Problem details: Look through the records that follow. Copy every line containing the word "code".

Records to use:
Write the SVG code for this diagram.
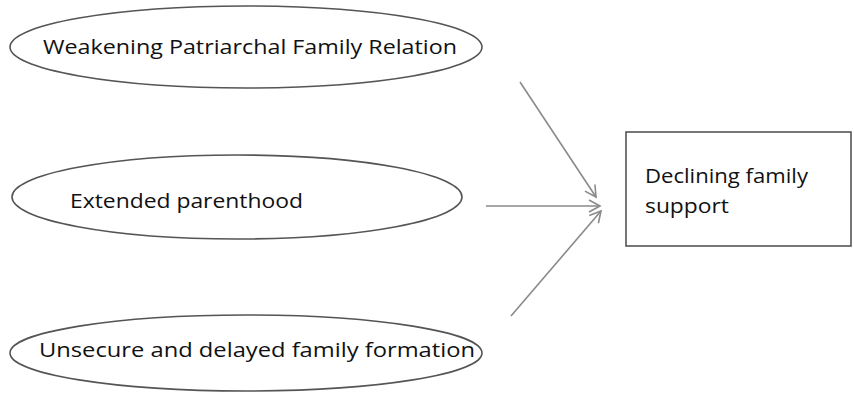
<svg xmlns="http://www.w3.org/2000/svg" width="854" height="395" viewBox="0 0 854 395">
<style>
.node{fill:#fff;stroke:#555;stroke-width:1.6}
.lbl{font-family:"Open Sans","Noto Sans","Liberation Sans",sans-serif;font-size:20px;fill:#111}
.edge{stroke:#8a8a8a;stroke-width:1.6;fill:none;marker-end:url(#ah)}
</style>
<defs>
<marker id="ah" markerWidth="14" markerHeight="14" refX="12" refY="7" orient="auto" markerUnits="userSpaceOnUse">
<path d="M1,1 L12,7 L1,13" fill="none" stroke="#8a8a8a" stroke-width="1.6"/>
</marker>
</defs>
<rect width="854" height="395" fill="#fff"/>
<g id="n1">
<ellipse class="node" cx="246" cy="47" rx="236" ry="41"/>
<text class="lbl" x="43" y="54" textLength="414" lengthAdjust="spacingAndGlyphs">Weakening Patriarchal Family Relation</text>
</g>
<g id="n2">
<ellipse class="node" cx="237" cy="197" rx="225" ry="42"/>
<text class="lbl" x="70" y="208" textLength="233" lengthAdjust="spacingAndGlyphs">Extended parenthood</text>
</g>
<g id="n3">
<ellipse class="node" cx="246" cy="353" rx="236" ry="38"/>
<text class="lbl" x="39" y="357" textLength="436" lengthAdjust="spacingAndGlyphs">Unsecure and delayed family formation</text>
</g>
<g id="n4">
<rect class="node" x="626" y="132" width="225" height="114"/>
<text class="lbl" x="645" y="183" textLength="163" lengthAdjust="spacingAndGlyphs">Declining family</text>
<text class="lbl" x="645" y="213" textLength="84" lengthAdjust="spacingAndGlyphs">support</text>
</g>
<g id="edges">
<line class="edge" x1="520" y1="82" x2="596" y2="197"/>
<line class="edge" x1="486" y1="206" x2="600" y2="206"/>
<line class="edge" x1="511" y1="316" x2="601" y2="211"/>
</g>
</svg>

...

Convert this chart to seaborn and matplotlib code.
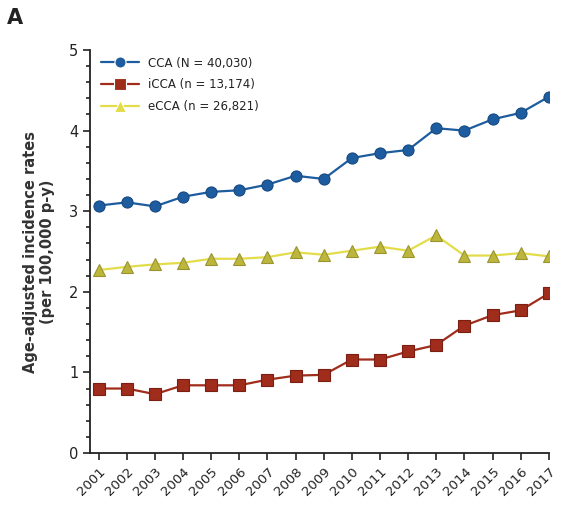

Solution to this problem:
Write the SVG code for this diagram.
Convert this chart to seaborn and matplotlib code.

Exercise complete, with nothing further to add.